McDermott, former assistant governor at the RBNZ until 2019, noted banks will look for alternative sources of funding as the facility rolls off, either encouraging deposits or issuing debt in offshore wholesale markets. “Either path will see the cost of funds for banks increasing,” he explained. “Even if the facility accounted for 5-10% of new lending back in 2020, that's enough to make a big difference for interest-rate pricing.”

He added banks will attempt to preserve net-interest margins and pass costs onto customers, which will pressure lending rates. “The first thing the RBNZ will watch is inflation heading towards the [1-3%] target by the end of the year, and if the cost of funds for the banks is increasing, maybe [the Reserve] might have to relieve that pressure.”

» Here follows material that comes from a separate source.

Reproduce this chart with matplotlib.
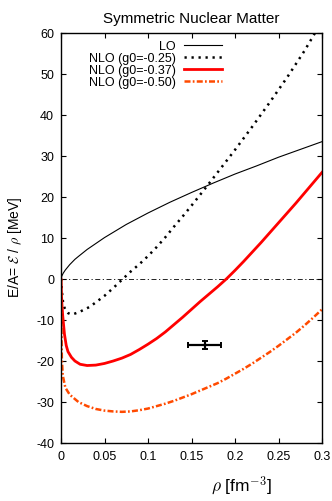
import matplotlib
matplotlib.use("Agg")
import matplotlib.pyplot as plt
from matplotlib.ticker import MultipleLocator, FuncFormatter

plt.rcParams['font.family'] = ['Liberation Sans', 'DejaVu Sans']
plt.rcParams['mathtext.fontset'] = 'cm'

# LO
rho_lo = [0, 0.001, 0.0025, 0.005, 0.01, 0.016, 0.02, 0.03, 0.05, 0.075, 0.1, 0.125,
          0.15, 0.175, 0.2, 0.225, 0.25, 0.275, 0.3]
e_lo = [0, 0.75, 1.4, 2.2, 3.5, 4.8, 5.5, 7.2, 10.1, 13.3, 16.1, 18.7,
        21.1, 23.4, 25.6, 27.6, 29.7, 31.6, 33.5]

# NLO g0=-0.25
rho_g025 = [0, 0.001, 0.0023, 0.004, 0.006, 0.008, 0.01, 0.0138, 0.0215, 0.033, 0.0444,
            0.05, 0.06, 0.07, 0.08, 0.09, 0.1, 0.11, 0.12, 0.13, 0.14, 0.15, 0.165,
            0.18, 0.2, 0.22, 0.24, 0.26, 0.28, 0.29, 0.296]
e_g025 = [0, -3.0, -5.6, -7.0, -7.9, -8.3, -8.5, -8.6, -8.0, -6.8, -5.0,
          -4.1, -2.2, -0.2, 1.8, 3.6, 5.6, 7.8, 10.2, 12.8, 15.3, 17.9, 21.9,
          26.0, 31.5, 37.2, 43.1, 49.2, 55.7, 59.3, 61.5]

# NLO g0=-0.37
rho_g037 = [0, 0.0005, 0.001, 0.002, 0.004, 0.006, 0.008, 0.012, 0.016, 0.022, 0.03,
            0.04, 0.05, 0.06, 0.07, 0.08, 0.09, 0.1, 0.11, 0.12, 0.13, 0.14, 0.15,
            0.16, 0.17, 0.18, 0.19, 0.2, 0.21, 0.22, 0.23, 0.24, 0.25, 0.26, 0.27,
            0.28, 0.29, 0.3]
e_g037 = [0, -3.5, -6.0, -9.0, -13.5, -16.2, -17.7, -19.1, -20.0, -20.8, -21.1,
          -21.0, -20.6, -20.0, -19.3, -18.4, -17.2, -15.9, -14.5, -12.9, -11.1, -9.3, -7.4,
          -5.5, -3.7, -1.9, 0.0, 2.1, 4.3, 6.6, 8.9, 11.3, 13.7, 16.1, 18.5,
          21.0, 23.5, 26.0]

# NLO g0=-0.50
rho_g050 = [0, 0.0003, 0.0006, 0.001, 0.002, 0.005, 0.01, 0.02, 0.03, 0.04, 0.05,
            0.06, 0.07, 0.08, 0.09, 0.1, 0.11, 0.12, 0.13, 0.14, 0.15, 0.16, 0.17,
            0.18, 0.19, 0.2, 0.21, 0.22, 0.23, 0.24, 0.25, 0.26, 0.27, 0.28, 0.29, 0.3]
e_g050 = [0, -7.0, -14.0, -19.5, -23.5, -26.5, -28.2, -30.0, -31.0, -31.7, -32.1,
          -32.3, -32.4, -32.3, -32.0, -31.6, -31.0, -30.4, -29.7, -28.9, -28.1, -27.2, -26.3,
          -25.4, -24.3, -23.1, -21.9, -20.6, -19.2, -17.8, -16.3, -14.7, -13.1, -11.3, -9.4, -7.4]

# empirical saturation point
sat_rho = [0.165]
sat_e = [-16.0]
sat_rho_err = [0.019]
sat_e_err = [1.0]

labels = ['LO', 'NLO (g0=-0.25)', 'NLO (g0=-0.37)', 'NLO (g0=-0.50)']
xticks = [0, 0.05, 0.1, 0.15, 0.2, 0.25, 0.3]
xticklabels = ['0', '0.05', '0.1', '0.15', '0.2', '0.25', '0.3']

fig = plt.figure(figsize=(3.32, 5.02), dpi=100)
ax = fig.add_axes([61 / 332, 58 / 502, 261 / 332, 410 / 502])

ax.axhline(0, color='black', lw=0.6, dashes=(6, 3, 1.5, 3), zorder=1)
ax.plot(rho_lo, e_lo, color='black', lw=0.8, label=labels[0])
ax.plot(rho_g025, e_g025, color='black', lw=1.8, dashes=(0.9, 1.9), label=labels[1])
ax.plot(rho_g037, e_g037, color='#ff0000', lw=2.0, label=labels[2])
ax.plot(rho_g050, e_g050, color='#ff4a00', lw=1.8, dashes=(2.4, 0.9, 0.7, 0.9), label=labels[3])
ax.errorbar(sat_rho, sat_e, xerr=sat_rho_err, yerr=sat_e_err, fmt='none',
            ecolor='black', elinewidth=1.6, capsize=2.5, capthick=1.4)

ax.set_xlim(0, 0.3)
ax.set_ylim(-40, 60)
ax.set_xticks(xticks)
ax.set_xticklabels(xticklabels)
ax.yaxis.set_major_locator(MultipleLocator(10))
ax.yaxis.set_major_formatter(FuncFormatter(lambda v, p: '%d' % v))
ax.tick_params(direction='in', top=True, right=True, length=3.5, width=0.8,
               labelsize=9, pad=5)
for s in ax.spines.values():
    s.set_linewidth(1.0)

ax.set_title('Symmetric Nuclear Matter', fontsize=11, pad=8)
ax.set_ylabel(r'E/A= $\mathcal{E}$ / $\rho$ [MeV]', fontsize=10)
ax.yaxis.set_label_coords(-0.14, 0.48)
ax.set_xlabel(r'$\rho$ [fm$^{-3}$]', fontsize=12.5)
ax.xaxis.set_label_coords(0.69, -0.075)

ax.legend(loc='upper right', bbox_to_anchor=(0.645, 1.0), markerfirst=False,
          frameon=False, fontsize=9, handlelength=3.0, handletextpad=0.7,
          labelspacing=0.0, borderpad=0.1)

fig.savefig('out.png', dpi=100)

RBNZ Chief Economist Paul Conway told MNI this week the Reserve would likely hold the OCR at its current 5.5% peak until at least mid-2024, barring unforeseen challenges (See MNI INTERVIEW: Rates At Peak, No Cuts Soon-RBNZ's Conway). But Conway’s position runs counter to the market, which has priced in a February cut.

McDermott said the lending programme’s nature had added automatic tightening into the system that would require an offset at some point. “We can worry about net migration, but that's quite uncertain,” he argued. “We then look at future inflationary pressures by the state of the economy and people have different judgements, but there is a lot of fracture points showing up. Those fracture points could emerge just at the time when this Funding for Lending programme adds tightening into the system."


McDermott said the RBNZ could cut rates earlier than it currently forecasts. Pointing to rates higher for longer increased the effectiveness of tight monetary policy, he noted, though the Bank would avoid talk of cuts until inflation had declined significantly.

“[The RBNZ] also needs to regain credibility – it has a plan to fix inflation and it wants to see inflation come down. The Reserve might become uncomfortable if the market started pricing in cuts too early, because the previous actions will have less force and less effect on inflation.”


McDermott warned against watching labour-market moves as a leading indicator, noting the metric would be one of the last to shift due to its tight level. “There's an expectation that we've slowed the labour market which is incredibly tight,” he commented. “But I also think [the RBNZ] acknowledges that's the last thing we'll adjust for.”

The latest Monetary Policy Statement forecasted unemployment to reach 4.9% in 2024 and 5.4% in 2025 before reducing to 5.2% in 2026, a stark change from the 3.4% recorded over the March quarter.

“We're seeing goods prices fall and inflation expectations starting to adjust. The last part of the business cycle to recalibrate is typically the labour market. It’s so incredibly tight that this might take longer than otherwise would be the case. The unemployment rate may not actually get as high as the RBNZ is forecasting.”